2. ### hgmjr Moderator

Jan 28, 2005
9,030
214
If you can post a schematic of the circuit you are currently using we can possibly see where it can be improved?

hgmjr

3. ### mpuvdd Thread Starter Active Member

Feb 11, 2007
50
0
It's basically just two voltages being put into a comparator, both of which are .354V, and when the one on the + input becomes higher (via control of another circuit), the comparator should output a high voltage.
Is a lm339 fit for such small voltages?

4. ### studiot AAC Fanatic!

Nov 9, 2007
5,005
515
Small voltages in themselves are not a problem. You can always multiply them up (amplify them).

The problem comes when comparing the difference of two similar quantities and getting a small difference output.

for example 0.456 volts minus 0.455 volts.

The inputs have 3 decimal place precision, the output 1 decimal place.

Last edited: Jun 30, 2008
5. ### pntrbl Active Member

Apr 21, 2008
123
0
Have you got a pull up resistor on the output of the 339? SgtWookie once told me a hundred ohms per volt of the supply. I'm using a 339 on 12V so I use 1.2K pullups.

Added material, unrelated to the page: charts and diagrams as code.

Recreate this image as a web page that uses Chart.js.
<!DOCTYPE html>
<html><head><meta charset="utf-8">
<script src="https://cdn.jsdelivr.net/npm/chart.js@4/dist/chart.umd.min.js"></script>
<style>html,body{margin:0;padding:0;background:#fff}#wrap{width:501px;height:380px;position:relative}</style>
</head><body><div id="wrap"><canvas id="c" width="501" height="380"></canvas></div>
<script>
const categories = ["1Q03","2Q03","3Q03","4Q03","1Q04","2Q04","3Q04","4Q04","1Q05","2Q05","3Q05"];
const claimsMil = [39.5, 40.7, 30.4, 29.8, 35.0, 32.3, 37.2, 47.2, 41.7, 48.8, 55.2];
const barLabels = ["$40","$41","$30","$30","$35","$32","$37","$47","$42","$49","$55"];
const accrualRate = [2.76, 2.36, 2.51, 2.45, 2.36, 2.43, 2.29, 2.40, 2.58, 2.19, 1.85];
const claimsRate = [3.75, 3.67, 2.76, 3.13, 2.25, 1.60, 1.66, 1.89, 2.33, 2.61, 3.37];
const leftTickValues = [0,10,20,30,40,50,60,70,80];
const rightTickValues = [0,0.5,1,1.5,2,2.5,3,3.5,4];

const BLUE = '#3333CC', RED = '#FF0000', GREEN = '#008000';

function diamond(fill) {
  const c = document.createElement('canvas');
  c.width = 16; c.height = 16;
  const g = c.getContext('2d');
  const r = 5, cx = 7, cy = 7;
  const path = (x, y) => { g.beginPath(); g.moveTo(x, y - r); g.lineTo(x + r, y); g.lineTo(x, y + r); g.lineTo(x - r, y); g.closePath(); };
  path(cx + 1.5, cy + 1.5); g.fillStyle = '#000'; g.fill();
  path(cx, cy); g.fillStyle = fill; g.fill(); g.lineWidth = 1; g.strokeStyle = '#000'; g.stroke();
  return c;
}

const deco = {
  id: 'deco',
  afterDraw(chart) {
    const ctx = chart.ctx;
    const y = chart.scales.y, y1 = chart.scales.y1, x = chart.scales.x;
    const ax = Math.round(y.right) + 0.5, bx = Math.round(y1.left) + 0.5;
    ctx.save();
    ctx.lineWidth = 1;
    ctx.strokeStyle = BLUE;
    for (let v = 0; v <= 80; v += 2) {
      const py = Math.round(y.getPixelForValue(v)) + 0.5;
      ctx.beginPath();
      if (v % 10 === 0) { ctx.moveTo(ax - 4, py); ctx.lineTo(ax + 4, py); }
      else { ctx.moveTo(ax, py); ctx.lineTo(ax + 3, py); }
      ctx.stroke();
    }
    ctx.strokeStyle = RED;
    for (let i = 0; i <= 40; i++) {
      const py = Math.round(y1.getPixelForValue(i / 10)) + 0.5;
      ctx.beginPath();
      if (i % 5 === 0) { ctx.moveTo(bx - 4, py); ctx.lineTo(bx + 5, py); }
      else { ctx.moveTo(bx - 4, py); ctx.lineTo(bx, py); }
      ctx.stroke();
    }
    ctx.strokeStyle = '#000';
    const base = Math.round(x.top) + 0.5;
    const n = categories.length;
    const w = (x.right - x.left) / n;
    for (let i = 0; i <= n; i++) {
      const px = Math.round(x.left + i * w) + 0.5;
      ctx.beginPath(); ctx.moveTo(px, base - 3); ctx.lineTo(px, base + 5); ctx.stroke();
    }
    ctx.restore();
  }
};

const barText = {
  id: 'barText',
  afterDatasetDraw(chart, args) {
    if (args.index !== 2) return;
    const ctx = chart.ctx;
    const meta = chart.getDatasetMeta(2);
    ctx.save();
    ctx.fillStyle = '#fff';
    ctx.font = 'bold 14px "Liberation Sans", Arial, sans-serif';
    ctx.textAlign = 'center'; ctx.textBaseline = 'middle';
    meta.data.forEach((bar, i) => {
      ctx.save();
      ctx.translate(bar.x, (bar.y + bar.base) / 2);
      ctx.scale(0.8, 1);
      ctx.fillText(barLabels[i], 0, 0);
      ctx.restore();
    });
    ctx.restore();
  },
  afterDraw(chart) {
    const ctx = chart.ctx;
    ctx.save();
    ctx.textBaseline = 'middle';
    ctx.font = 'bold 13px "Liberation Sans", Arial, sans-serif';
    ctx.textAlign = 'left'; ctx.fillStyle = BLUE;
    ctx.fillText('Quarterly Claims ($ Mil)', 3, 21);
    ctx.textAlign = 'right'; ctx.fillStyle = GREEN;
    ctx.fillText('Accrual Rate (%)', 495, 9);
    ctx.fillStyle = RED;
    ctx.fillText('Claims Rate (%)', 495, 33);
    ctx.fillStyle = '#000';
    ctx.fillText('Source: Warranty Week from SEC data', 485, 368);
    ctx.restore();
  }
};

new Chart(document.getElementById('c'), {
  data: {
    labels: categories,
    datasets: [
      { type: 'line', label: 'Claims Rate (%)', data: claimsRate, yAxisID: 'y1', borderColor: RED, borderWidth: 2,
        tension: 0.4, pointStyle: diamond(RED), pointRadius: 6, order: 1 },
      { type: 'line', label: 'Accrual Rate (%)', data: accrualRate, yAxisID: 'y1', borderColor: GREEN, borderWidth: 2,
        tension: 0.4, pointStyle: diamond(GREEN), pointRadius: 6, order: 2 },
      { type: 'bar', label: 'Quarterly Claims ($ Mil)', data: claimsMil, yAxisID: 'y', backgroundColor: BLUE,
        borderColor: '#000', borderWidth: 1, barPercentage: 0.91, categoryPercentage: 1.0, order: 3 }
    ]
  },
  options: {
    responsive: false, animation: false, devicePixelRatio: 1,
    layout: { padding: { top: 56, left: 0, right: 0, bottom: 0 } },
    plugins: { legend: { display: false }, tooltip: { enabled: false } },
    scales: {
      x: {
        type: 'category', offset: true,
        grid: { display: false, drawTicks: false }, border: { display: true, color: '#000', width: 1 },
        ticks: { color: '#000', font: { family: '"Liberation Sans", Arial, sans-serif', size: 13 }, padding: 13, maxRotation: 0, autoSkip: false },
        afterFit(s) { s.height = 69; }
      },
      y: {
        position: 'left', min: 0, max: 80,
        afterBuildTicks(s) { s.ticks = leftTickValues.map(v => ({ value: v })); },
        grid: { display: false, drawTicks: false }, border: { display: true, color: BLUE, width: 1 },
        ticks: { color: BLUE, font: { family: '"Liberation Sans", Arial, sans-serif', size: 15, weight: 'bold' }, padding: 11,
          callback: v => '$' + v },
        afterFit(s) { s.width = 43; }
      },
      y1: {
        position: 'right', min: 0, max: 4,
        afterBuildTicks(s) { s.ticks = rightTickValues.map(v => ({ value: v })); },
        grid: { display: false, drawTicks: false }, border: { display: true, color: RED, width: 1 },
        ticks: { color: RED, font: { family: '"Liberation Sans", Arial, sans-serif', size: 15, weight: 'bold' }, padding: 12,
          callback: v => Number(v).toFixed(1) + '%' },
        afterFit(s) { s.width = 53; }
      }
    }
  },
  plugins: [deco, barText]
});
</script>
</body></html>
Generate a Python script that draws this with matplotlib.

You can also use Positive Feedback to get a cleaner switch by looping the output back to the positive input with a large resistor. Once the output switches up it "feeds" a small amount of voltage back thru the resistor and bumps the input up. 220K's are working for me.

Hope that helps ...

SP

6. ### Audioguru New Member

Dec 20, 2007
9,411
896
The LM339 has a max input offset voltage of 5mV. It will probably oscillate if its input voltages are within about 10mV so a small amount of hysteresis (positive feedback) is used to create a snap-action.
With an input offset voltage of 5mV and 10mV of hysteresis added then the output will switch when one input is 15mV higher than the other input.